(INSTRUCTIONS FOR THE TASK) Return all lines in the material below that contain "LaTeX".

Rows from a dataset:
-- start --

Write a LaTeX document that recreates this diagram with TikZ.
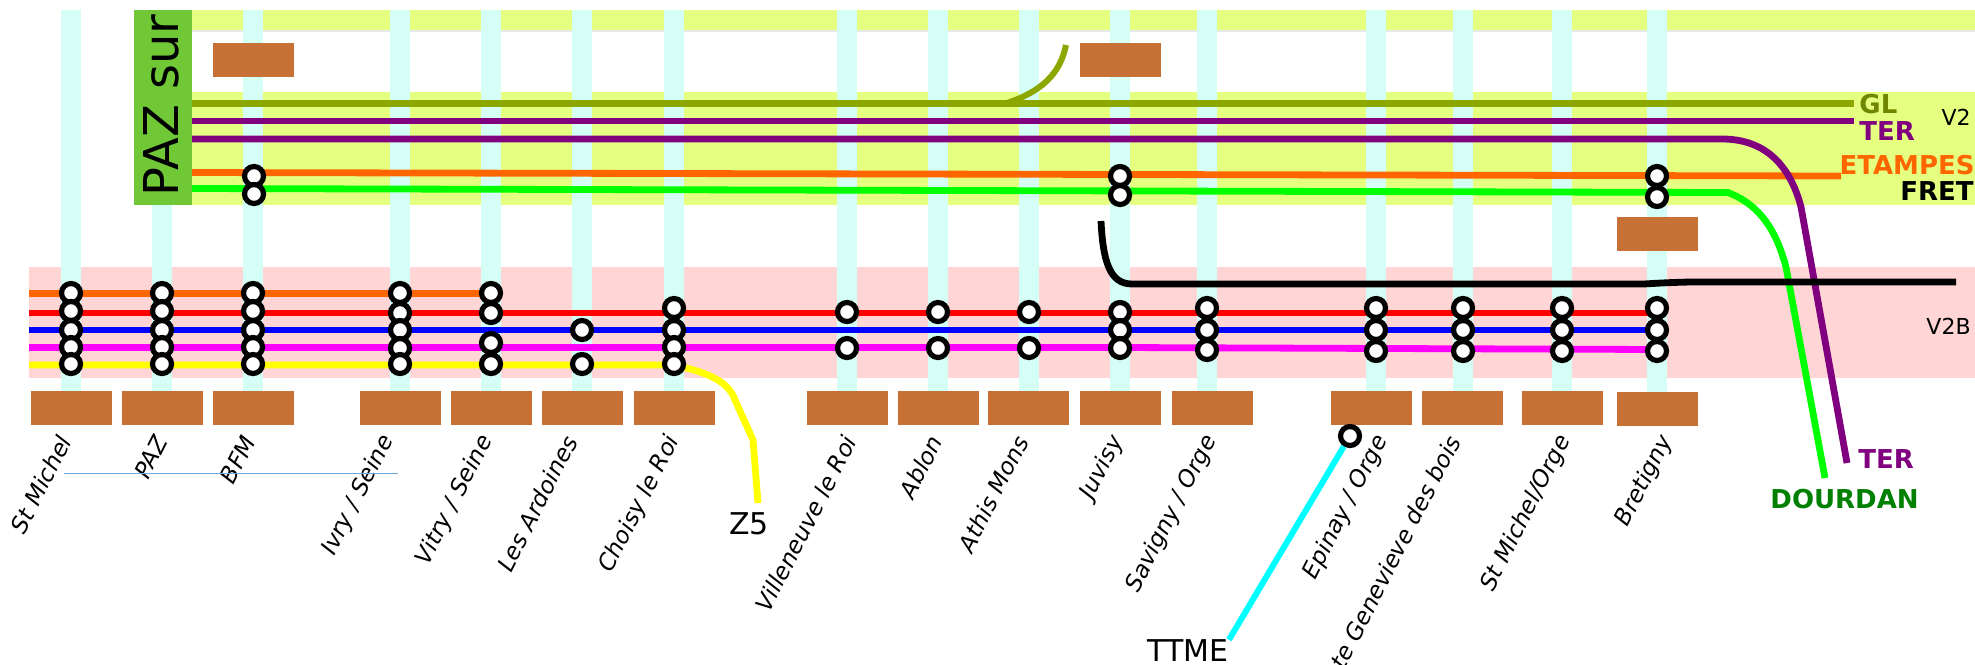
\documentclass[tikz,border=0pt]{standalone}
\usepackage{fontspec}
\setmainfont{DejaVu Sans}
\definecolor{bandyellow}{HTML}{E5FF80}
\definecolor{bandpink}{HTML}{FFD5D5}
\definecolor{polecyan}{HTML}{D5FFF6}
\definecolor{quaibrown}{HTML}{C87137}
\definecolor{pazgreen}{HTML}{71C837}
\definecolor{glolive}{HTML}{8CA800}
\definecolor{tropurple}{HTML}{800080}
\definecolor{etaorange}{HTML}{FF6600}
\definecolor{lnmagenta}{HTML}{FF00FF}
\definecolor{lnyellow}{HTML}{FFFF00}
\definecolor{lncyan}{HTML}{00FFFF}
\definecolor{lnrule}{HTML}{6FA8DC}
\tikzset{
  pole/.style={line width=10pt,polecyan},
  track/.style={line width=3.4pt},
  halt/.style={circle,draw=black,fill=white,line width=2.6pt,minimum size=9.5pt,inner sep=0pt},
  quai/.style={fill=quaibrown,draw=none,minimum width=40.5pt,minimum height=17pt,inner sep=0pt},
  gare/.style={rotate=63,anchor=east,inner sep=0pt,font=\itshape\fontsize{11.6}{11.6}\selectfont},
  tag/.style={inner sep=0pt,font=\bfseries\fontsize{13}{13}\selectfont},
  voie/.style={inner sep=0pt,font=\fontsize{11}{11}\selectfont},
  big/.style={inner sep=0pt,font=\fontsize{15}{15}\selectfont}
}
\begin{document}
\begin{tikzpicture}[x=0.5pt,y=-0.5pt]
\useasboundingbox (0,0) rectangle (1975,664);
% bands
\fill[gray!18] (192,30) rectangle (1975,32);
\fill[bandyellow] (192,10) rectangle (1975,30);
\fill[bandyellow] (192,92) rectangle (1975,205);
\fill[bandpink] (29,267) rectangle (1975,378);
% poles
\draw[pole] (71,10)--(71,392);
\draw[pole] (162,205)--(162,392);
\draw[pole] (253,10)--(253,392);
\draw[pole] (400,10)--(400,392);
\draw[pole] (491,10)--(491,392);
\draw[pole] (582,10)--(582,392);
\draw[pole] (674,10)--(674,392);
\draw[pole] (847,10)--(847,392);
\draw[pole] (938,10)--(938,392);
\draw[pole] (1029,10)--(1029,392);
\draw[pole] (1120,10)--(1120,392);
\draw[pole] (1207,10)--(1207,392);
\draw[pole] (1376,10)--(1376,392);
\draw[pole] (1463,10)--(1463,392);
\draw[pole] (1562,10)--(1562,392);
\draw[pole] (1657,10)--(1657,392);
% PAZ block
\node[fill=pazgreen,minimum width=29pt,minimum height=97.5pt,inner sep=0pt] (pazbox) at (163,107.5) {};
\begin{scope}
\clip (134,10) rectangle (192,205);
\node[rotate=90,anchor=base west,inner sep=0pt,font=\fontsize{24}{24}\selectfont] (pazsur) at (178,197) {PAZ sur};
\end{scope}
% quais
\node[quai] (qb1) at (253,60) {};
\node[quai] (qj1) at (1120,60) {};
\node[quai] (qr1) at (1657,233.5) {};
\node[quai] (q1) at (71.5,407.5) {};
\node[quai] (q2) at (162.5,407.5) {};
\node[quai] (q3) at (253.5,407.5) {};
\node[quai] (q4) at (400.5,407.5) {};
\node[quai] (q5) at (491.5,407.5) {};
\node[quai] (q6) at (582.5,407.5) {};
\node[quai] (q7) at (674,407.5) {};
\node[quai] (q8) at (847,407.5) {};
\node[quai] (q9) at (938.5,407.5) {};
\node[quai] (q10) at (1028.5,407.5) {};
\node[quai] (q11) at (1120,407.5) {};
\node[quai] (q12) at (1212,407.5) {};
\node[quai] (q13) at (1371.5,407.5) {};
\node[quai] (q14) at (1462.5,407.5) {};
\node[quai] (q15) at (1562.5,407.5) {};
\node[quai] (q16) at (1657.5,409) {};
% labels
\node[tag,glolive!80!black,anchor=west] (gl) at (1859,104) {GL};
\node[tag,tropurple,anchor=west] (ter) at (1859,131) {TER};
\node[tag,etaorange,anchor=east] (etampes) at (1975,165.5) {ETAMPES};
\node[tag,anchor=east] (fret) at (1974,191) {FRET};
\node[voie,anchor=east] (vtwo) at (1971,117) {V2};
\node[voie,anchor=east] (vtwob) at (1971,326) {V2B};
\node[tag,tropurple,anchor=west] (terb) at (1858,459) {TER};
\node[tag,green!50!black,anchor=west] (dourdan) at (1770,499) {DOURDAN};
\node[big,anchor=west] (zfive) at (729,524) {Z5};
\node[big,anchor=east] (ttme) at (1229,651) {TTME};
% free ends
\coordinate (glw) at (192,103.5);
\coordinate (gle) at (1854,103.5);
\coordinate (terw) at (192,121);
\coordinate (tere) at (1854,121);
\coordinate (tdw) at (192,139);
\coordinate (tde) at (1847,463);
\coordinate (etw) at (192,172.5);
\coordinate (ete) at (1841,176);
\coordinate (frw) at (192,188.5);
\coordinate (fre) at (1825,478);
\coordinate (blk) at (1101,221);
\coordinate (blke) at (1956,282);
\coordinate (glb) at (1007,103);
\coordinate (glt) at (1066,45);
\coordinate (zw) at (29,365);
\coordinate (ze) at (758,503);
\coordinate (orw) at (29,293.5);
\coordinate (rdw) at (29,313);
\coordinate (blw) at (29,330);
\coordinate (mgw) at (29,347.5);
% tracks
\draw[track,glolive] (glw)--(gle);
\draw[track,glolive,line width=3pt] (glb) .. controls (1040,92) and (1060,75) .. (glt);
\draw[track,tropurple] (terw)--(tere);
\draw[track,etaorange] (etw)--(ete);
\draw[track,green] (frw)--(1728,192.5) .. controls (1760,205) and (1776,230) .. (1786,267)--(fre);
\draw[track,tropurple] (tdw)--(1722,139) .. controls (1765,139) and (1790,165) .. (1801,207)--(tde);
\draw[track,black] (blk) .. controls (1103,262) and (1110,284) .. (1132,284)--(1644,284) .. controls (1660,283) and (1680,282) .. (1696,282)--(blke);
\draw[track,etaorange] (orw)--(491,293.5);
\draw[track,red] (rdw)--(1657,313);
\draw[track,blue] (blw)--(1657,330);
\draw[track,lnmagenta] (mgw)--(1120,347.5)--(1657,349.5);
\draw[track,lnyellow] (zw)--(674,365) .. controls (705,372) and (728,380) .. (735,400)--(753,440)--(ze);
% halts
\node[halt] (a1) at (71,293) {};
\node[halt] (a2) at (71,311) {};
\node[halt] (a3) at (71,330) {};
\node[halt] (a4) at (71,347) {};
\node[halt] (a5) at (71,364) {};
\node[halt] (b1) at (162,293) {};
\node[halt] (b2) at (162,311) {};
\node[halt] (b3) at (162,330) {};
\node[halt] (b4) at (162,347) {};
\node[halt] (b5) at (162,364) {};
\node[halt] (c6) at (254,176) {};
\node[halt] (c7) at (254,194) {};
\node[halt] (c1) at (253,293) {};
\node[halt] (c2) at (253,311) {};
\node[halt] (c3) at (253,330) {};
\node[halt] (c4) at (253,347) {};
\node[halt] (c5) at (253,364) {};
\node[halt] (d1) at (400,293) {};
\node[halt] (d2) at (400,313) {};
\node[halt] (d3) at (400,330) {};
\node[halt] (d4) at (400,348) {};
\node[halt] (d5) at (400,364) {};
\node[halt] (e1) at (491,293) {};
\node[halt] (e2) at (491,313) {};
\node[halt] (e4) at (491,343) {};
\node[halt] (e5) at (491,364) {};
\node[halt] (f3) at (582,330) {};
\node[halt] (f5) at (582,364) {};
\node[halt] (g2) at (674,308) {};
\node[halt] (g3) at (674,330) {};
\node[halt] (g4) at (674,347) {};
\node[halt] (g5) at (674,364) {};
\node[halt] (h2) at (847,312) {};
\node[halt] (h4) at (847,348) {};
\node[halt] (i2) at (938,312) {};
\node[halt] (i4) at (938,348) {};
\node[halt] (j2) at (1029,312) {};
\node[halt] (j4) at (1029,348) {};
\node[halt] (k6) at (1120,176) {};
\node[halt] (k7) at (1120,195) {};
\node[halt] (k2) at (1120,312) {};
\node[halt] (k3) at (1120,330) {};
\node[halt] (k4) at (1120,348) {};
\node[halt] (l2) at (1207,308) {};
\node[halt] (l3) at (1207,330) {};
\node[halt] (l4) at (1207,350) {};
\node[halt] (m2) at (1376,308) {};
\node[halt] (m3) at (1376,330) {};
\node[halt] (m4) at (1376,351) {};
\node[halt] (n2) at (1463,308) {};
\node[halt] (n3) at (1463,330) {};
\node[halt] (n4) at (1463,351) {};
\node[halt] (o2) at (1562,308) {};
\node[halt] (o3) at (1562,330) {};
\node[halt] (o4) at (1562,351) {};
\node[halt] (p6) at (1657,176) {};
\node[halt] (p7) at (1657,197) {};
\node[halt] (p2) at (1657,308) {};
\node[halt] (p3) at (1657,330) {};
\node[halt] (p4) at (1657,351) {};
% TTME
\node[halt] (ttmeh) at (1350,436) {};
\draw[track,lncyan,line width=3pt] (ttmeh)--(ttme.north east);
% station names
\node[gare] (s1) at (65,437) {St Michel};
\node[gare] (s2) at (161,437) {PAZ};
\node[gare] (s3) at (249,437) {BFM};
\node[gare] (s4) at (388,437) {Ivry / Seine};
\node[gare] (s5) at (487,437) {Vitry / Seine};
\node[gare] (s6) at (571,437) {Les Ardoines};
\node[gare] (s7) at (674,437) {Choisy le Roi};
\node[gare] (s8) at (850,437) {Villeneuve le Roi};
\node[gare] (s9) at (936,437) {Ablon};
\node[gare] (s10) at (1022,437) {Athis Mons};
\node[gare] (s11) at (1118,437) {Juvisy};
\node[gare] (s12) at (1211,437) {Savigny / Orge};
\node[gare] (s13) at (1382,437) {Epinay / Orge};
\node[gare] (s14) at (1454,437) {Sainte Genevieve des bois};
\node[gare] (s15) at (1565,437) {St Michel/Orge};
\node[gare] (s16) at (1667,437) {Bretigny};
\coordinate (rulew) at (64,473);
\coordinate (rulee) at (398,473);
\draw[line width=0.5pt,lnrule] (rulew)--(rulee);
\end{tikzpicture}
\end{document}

-- end --
-- start --

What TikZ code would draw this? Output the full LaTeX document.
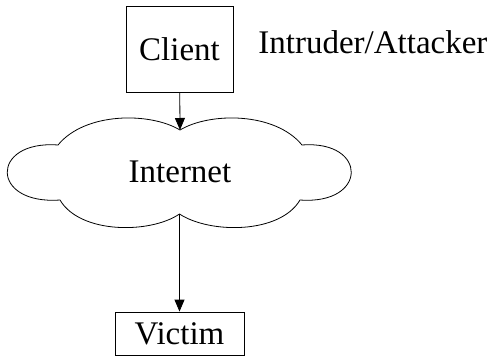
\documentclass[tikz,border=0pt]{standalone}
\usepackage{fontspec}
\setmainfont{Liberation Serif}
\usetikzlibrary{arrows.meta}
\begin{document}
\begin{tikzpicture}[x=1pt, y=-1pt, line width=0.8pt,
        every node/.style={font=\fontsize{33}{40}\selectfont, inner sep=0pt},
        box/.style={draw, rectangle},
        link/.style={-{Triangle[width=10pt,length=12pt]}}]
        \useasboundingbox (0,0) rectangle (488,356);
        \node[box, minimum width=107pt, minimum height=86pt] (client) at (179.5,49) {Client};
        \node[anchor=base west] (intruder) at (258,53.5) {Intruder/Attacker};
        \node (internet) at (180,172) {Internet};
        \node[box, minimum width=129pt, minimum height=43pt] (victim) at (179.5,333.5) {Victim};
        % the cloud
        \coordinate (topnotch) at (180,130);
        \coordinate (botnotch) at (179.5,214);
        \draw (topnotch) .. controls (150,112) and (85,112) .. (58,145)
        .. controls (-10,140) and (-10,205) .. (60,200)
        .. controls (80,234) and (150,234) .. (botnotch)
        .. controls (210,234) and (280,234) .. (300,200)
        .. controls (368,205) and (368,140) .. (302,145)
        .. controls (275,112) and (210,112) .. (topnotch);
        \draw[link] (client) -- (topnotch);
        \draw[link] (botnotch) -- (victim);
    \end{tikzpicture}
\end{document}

-- end --

(SOLUTION TO THE EXERCISE)
Write a LaTeX document that recreates this diagram with TikZ.
What TikZ code would draw this? Output the full LaTeX document.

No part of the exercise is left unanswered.